'''

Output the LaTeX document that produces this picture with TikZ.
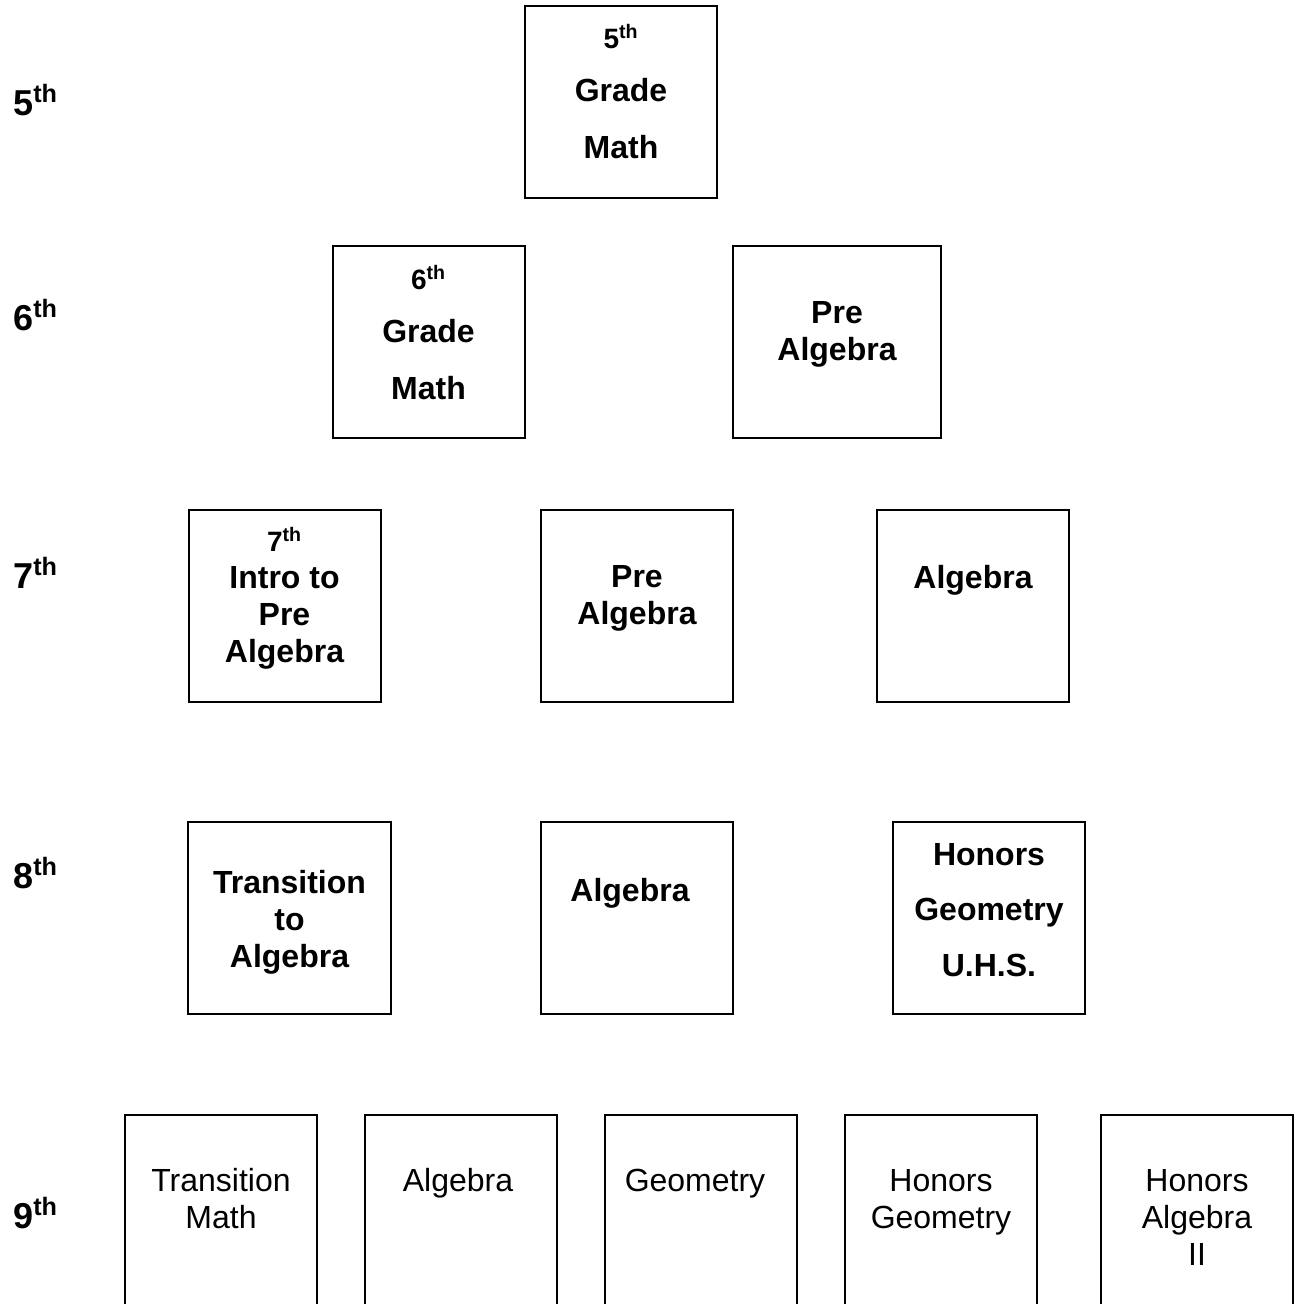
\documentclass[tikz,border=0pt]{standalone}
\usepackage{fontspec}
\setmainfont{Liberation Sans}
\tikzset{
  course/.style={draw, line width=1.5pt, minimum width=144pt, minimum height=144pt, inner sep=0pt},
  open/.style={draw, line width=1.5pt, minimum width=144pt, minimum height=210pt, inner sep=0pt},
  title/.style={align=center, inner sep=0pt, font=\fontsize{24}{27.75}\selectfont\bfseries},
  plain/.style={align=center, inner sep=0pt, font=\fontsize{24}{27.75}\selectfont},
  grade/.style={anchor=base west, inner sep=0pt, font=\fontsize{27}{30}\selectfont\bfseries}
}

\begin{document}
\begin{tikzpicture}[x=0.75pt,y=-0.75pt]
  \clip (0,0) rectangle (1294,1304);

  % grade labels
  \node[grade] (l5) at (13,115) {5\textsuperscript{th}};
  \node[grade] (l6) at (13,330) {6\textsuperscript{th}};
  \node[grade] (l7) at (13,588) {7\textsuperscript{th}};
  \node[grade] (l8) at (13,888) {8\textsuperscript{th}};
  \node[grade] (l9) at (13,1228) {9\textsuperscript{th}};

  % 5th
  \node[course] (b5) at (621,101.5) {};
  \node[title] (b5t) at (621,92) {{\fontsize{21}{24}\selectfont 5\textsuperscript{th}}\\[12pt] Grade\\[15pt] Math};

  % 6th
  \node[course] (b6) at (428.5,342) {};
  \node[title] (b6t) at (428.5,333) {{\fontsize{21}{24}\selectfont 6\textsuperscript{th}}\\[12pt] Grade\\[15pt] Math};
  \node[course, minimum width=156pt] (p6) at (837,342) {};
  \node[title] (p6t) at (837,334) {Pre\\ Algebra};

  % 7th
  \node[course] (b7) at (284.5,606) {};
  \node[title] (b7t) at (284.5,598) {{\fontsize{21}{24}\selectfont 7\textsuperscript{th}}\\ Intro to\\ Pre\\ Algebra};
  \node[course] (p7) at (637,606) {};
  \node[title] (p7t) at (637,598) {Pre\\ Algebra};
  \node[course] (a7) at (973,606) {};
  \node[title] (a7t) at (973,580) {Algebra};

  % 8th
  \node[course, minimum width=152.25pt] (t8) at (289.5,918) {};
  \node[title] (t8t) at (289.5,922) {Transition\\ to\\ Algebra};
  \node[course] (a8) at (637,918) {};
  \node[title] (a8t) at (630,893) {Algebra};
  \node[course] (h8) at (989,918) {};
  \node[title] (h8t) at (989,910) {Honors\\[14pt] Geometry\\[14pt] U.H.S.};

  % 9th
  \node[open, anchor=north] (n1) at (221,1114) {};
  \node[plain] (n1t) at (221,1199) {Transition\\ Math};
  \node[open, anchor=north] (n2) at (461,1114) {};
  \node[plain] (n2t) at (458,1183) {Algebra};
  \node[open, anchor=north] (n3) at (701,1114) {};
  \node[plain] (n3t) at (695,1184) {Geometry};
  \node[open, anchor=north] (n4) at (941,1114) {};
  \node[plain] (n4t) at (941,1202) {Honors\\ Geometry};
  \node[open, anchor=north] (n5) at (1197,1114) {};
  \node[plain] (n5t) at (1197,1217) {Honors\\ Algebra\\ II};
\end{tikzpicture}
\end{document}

'''

Request
Starting with the first line of the data above and ending with the line containing "(0,0) rectangle (1294,1304);", please restate every line exactly, leaving images out.

Result
Output the LaTeX document that produces this picture with TikZ.
\documentclass[tikz,border=0pt]{standalone}
\usepackage{fontspec}
\setmainfont{Liberation Sans}
\tikzset{
  course/.style={draw, line width=1.5pt, minimum width=144pt, minimum height=144pt, inner sep=0pt},
  open/.style={draw, line width=1.5pt, minimum width=144pt, minimum height=210pt, inner sep=0pt},
  title/.style={align=center, inner sep=0pt, font=\fontsize{24}{27.75}\selectfont\bfseries},
  plain/.style={align=center, inner sep=0pt, font=\fontsize{24}{27.75}\selectfont},
  grade/.style={anchor=base west, inner sep=0pt, font=\fontsize{27}{30}\selectfont\bfseries}
}

\begin{document}
\begin{tikzpicture}[x=0.75pt,y=-0.75pt]
  \clip (0,0) rectangle (1294,1304);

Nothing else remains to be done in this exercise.